Building representative spectral libraries and quantitatively selecting a subset of spectra for mapping plant species and land cover/land use within remotely sensed imagery remain challenging for accurate classification. Multiple Endmember Spectral Mixture Analysis (MESMA) can be used for both classification and modeling fractional composition, and has been applied to map multiple biogeophysical variables. Our major objectives in this research were to 1) test a sampling design for building independent and representative training and validation spectral libraries; 2) compare endmember selection by a combination of two established techniques (count-based selection (CoB) and endmember average root mean square error (EAR)) with a recently introduced one (iterative endmember selection (IES)); and 3) develop and test a hybrid method, which combines the strengths of the previous two methods.
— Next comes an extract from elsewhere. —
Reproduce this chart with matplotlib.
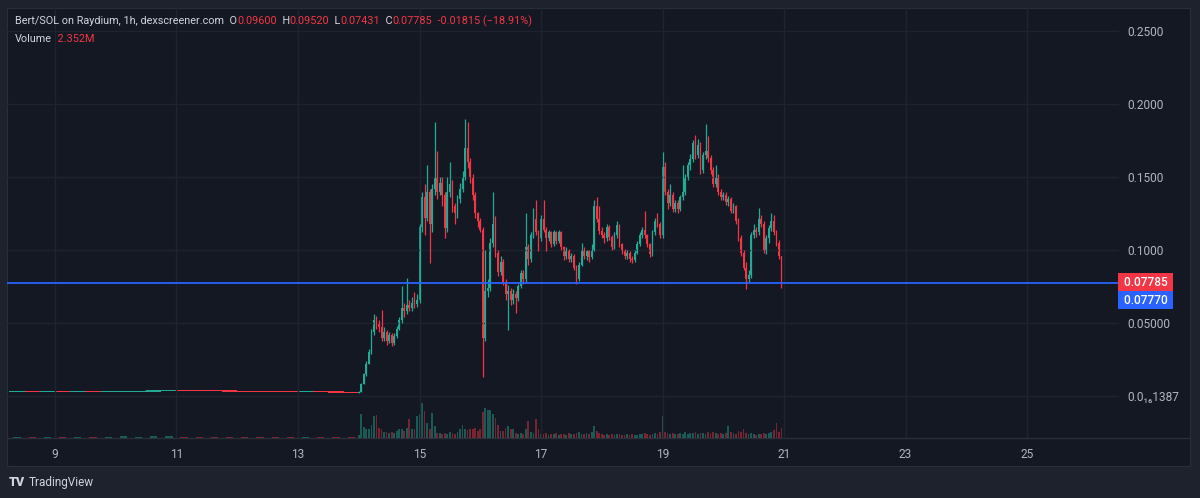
import matplotlib.pyplot as plt
import numpy as np
from matplotlib.lines import Line2D

plt.rcParams['font.family'] = ['Roboto', 'DejaVu Sans']

# prices below are in 1e-3 SOL
# pre-launch drift, 6h candles from Jan 8 06:00
pre_open0 = 2.4
pre_close = [2.5, 2.4, 2.6, 2.5, 2.7, 2.6, 2.8, 2.9, 3.0, 3.3, 3.5, 3.4,
             3.3, 3.1, 3.0, 2.9, 2.8, 2.7, 2.5, 2.6, 2.4, 2.3, 2.2]
pre_vol = [0.3, 0.2, 0.3, 0.25, 0.3, 0.2, 0.3, 0.35, 0.3, 0.4, 0.35, 0.3,
           0.3, 0.25, 0.3, 0.2, 0.3, 0.25, 0.3, 0.2, 0.25, 0.3, 0.3]

# hourly candles, Jan 14 00:00 .. Jan 20 23:00
open0 = 2.2
close = [
    3, 8, 15, 22, 30, 44, 52, 50, 47, 40, 44, 38, 42, 36, 41, 46, 52, 60, 58, 62, 60, 64, 63, 66,
    116, 136, 122, 140, 118, 142, 150, 140, 146, 138, 115, 140, 145, 130, 125, 135, 142, 150, 170, 160, 150, 138, 125, 120,
    114, 40, 72, 74, 105, 118, 98, 85, 92, 78, 70, 72, 66, 70, 67, 75, 84, 80, 102, 94, 110, 121, 112, 108,
    121, 114, 108, 112, 104, 112, 106, 112, 102, 96, 100, 94, 96, 88, 80, 90, 100, 96, 99, 95, 100, 130, 121, 113,
    110, 108, 116, 109, 102, 110, 117, 104, 100, 96, 98, 94, 93, 98, 104, 110, 114, 110, 104, 97, 112, 120, 118, 110,
    157, 140, 132, 138, 128, 132, 128, 136, 140, 150, 158, 162, 173, 165, 172, 155, 165, 168, 163, 155, 145, 150, 140, 136,
    138, 133, 135, 127, 130, 120, 108, 98, 88, 80, 83, 110, 114, 112, 121, 118, 100, 108, 115, 120, 112, 105, 96, 77.85,
]
high = [
    3.5, 9, 16, 24, 32, 46, 56, 55, 52, 59, 47, 45, 44, 43, 43, 48, 54, 75, 64, 81, 66, 68, 71, 70,
    118, 140, 145, 158, 142, 145, 188, 168, 150, 150, 140, 150, 160, 148, 132, 138, 146, 154, 190, 188, 163, 152, 140, 126,
    122, 116, 100, 80, 108, 140, 123, 100, 96, 94, 80, 76, 74, 73, 72, 77, 86, 86, 125, 104, 112, 129, 134, 114,
    124, 134, 116, 114, 113, 114, 113, 114, 113, 103, 102, 101, 98, 97, 90, 92, 105, 102, 100, 100, 104, 134, 136, 130,
    116, 112, 118, 117, 110, 112, 120, 118, 105, 101, 100, 99, 96, 100, 106, 112, 116, 127, 111, 105, 114, 122, 125, 119,
    167, 160, 142, 145, 140, 134, 134, 138, 158, 152, 160, 166, 175, 179, 176, 174, 167, 186, 178, 165, 157, 158, 152, 142,
    140, 140, 137, 136, 132, 131, 122, 110, 100, 92, 86, 112, 118, 116, 129, 124, 120, 110, 117, 125, 124, 114, 107, 96,
]
low = [
    2.2, 3, 8, 14, 22, 29, 42, 46, 44, 38, 38, 35, 36, 34, 35, 40, 45, 50, 54, 56, 58, 58, 60, 61,
    64, 112, 110, 120, 91, 112, 138, 135, 138, 130, 108, 112, 136, 126, 118, 122, 132, 140, 148, 156, 146, 134, 122, 116,
    112, 13, 38, 68, 72, 102, 95, 82, 83, 76, 66, 45, 62, 63, 57, 65, 74, 77, 78, 90, 92, 108, 110, 99,
    106, 112, 99, 106, 102, 103, 104, 105, 100, 93, 94, 92, 92, 86, 77, 79, 89, 94, 93, 92, 94, 99, 119, 111,
    108, 105, 106, 107, 100, 101, 108, 102, 97, 94, 94, 92, 91, 92, 97, 103, 108, 108, 102, 95, 96, 110, 116, 108,
    108, 138, 128, 130, 126, 126, 125, 127, 134, 138, 148, 155, 160, 162, 163, 152, 153, 162, 160, 152, 143, 143, 138, 134,
    134, 131, 130, 125, 125, 118, 106, 96, 86, 73, 78, 81, 108, 109, 110, 116, 98, 97, 105, 113, 110, 103, 94, 74.31,
]
# volume, millions
volume = [
    0.8, 5.6, 2.5, 2.0, 2.2, 3.0, 5.2, 5.4, 2.4, 2.2, 1.4, 1.4, 1.2, 1.4, 1.2, 1.6, 2.0, 2.2, 1.6, 2.4, 4.5, 2.0, 2.0, 5.2,
    5.6, 8.2, 6.3, 3.5, 2.2, 5.9, 2.8, 1.2, 1.2, 1.0, 1.2, 1.0, 1.4, 1.2, 1.0, 1.4, 2.0, 3.0, 2.0, 1.8, 2.2, 2.0, 2.4, 1.6,
    2.0, 6.0, 7.0, 6.5, 6.6, 5.6, 4.7, 3.0, 1.6, 1.6, 2.4, 2.8, 2.2, 2.0, 1.2, 1.0, 1.2, 1.0, 2.2, 4.0, 1.4, 1.2, 4.5, 2.0,
    1.0, 0.9, 1.2, 0.8, 1.0, 0.9, 1.1, 0.8, 0.9, 1.0, 0.8, 1.2, 1.0, 0.9, 1.1, 1.3, 1.0, 0.9, 1.2, 1.0, 1.4, 2.8, 1.6, 1.2,
    0.9, 0.8, 1.0, 0.7, 0.9, 0.8, 1.0, 0.9, 0.7, 0.8, 1.0, 0.8, 0.9, 0.8, 0.7, 1.0, 0.9, 1.1, 0.9, 0.8, 1.0, 1.2, 1.0, 1.4,
    5.2, 1.4, 1.2, 1.0, 1.1, 0.9, 1.0, 1.2, 1.0, 1.3, 0.9, 1.1, 1.2, 1.4, 1.0, 1.2, 1.1, 1.0, 1.5, 1.2, 1.4, 1.1, 1.0, 1.2,
    1.0, 1.2, 2.8, 1.4, 1.2, 1.0, 1.6, 1.4, 2.1, 1.2, 1.0, 1.2, 0.9, 0.8, 1.0, 0.9, 1.1, 1.0, 1.2, 1.4, 1.8, 3.5, 1.5, 2.352,
]

price_ticks = [1.387e-17, 0.05, 0.10, 0.15, 0.20, 0.25]
price_labels = ['0.0₁₆1387', '0.05000', '0.1000', '0.1500', '0.2000', '0.2500']
day_ticks = [9, 11, 13, 15, 17, 19, 21, 23, 25]
last_price = 0.07785
mark_price = 0.07770

UP, DOWN = '#22ab94', '#f23645'
TXT = '#d1d4dc'
AXT = '#b2b5be'
PANEL = '#141823'
GRID = '#1f2330'
FS = 7.8

fig = plt.figure(figsize=(12, 4.98), dpi=100, facecolor='#1e222d')
W, H = 1200, 498

bg = fig.add_axes([7 / W, 1 - 466 / H, 1183 / W, 458 / H])
bg.set_facecolor(PANEL)
bg.set_xticks([])
bg.set_yticks([])
for s in bg.spines.values():
    s.set_color('#2a2e39')

ax = fig.add_axes([7 / W, 1 - 438 / H, 1112 / W, 430 / H])
vax = ax.twinx()
ax.set_zorder(3)
vax.set_zorder(2)
ax.patch.set_visible(False)
vax.axis('off')

# pre-launch
po = np.r_[pre_open0, pre_close[:-1]] / 1000
pc = np.array(pre_close) / 1000
pt = 8.25 + np.arange(len(pc)) * 0.25
pcol = np.where(pc >= po, UP, DOWN)
ax.bar(pt, np.maximum(np.abs(pc - po), 0.0008), bottom=np.minimum(po, pc),
       width=0.25, align='edge', color=pcol, lw=0)
vax.bar(pt + 0.125, pre_vol, width=0.12, color=pcol, alpha=0.45, lw=0)

# hourly candles
c = np.array(close) / 1000
o = np.r_[open0 / 1000, c[:-1]]
t = 14 + np.arange(len(c)) / 24
col = np.where(c >= o, UP, DOWN)
ax.vlines(t, np.array(low) / 1000, np.array(high) / 1000, colors=col, lw=0.9)
ax.bar(t, np.maximum(np.abs(c - o), 0.0008), bottom=np.minimum(o, c),
       width=0.7 / 24, color=col, lw=0)
vax.bar(t, volume, width=0.7 / 24, color=col, alpha=0.45, lw=0)

ax.axhline(mark_price, color='#2962ff', lw=1.3)

ax.set_xlim(8.21, 26.514)
ax.set_ylim(-0.02877, 0.26575)
vax.set_ylim(0, 100)

ax.set_xticks(day_ticks, labels=[str(d) for d in day_ticks])
ax.yaxis.tick_right()
ax.set_yticks(price_ticks, labels=price_labels)
ax.tick_params(axis='both', length=0, colors=AXT, labelsize=8.6)
ax.tick_params(axis='y', pad=6)
ax.tick_params(axis='x', pad=7)
ax.grid(True, color=GRID, lw=1)
for s in ax.spines.values():
    s.set_visible(False)

# price labels on the scale
for txt, fc, dy in [(' 0.07785 ', DOWN, 0), (' 0.07770 ', '#2962ff', -18)]:
    ax.annotate(txt, xy=(1, last_price), xycoords=('axes fraction', 'data'),
                xytext=(2, dy), textcoords='offset pixels', va='center', ha='left',
                color='white', fontsize=8.6, fontweight='medium',
                bbox=dict(boxstyle='square,pad=0.22', fc=fc, ec='none'))

fig.add_artist(Line2D([7 / W, 1190 / W], [1 - 438 / H] * 2, color='#2a2e39', lw=1))

# legend header, coloured pieces chained one after another
y1, y2 = H - 24, H - 42
prev = fig.text(15 / W, y1 / H, 'Bert/SOL on Raydium, 1h, dexscreener.com  O',
                color=TXT, fontsize=FS, va='baseline')
for s, cl in [('0.09600', DOWN), ('  H', TXT), ('0.09520', DOWN), ('  L', TXT),
              ('0.07431', DOWN), ('  C', TXT), ('0.07785', DOWN),
              ('  -0.01815 (−18.91%)', DOWN)]:
    prev = ax.annotate(s, xy=(1, y1), xycoords=(prev, 'figure pixels'),
                       va='baseline', ha='left', color=cl, fontsize=FS,
                       annotation_clip=False)

vol_t = fig.text(15 / W, y2 / H, 'Volume', color=TXT, fontsize=FS, va='baseline')
ax.annotate('  2.352M', xy=(1, y2), xycoords=(vol_t, 'figure pixels'),
            va='baseline', ha='left', color=DOWN, fontsize=FS, annotation_clip=False)

# footer logo
fig.text(9 / W, 1 - 482 / H, 'TV', color=TXT, fontsize=9, fontweight='black', va='center')
fig.text(29 / W, 1 - 482 / H, 'TradingView', color=TXT, fontsize=8.5, va='center')

fig.savefig('out.png', dpi=100, facecolor=fig.get_facecolor())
We applied CoB/EAR, IES, and the new hybrid technique to mapping plant species and cover types in the Santa Ynez Mountains and Santa Barbara urban area, California, USA, using Airborne Visible Infrared Imaging Spectrometer (AVIRIS) data. For all endmember selection techniques, the number of selected endmembers varied across 25 random training samples. IES was consistently more accurate than CoB/EAR, but resulted in spectral libraries more than twice as large and failed to model rare species. The hybrid endmember selection technique resulted in the highest overall accuracy and kappa values and proved to be least sensitive to the random sampling protocols, but also produced the largest spectral libraries. A modified hybrid method, in which the number of endmembers selected was limited, produced the second highest accuracies, combining the strengths of the more parsimonious endmember selection by CoB/EAR with improved endmember selection by IES. Both IES and the hybrid methods selected endmembers that successfully classified a wide range of plant species and cover types, indicating their usefulness for these applications.

► Existing and hybrid endmember selection techniques were compared.
► Endmembers were selected from spectral libraries with stratified random sampling.
► Automated iterative selection techniques produced high classification accuracies.
► Hybrid selection techniques yielded the highest accuracy (80%).
► Hybrid selection techniques were least sensitive to random sampling.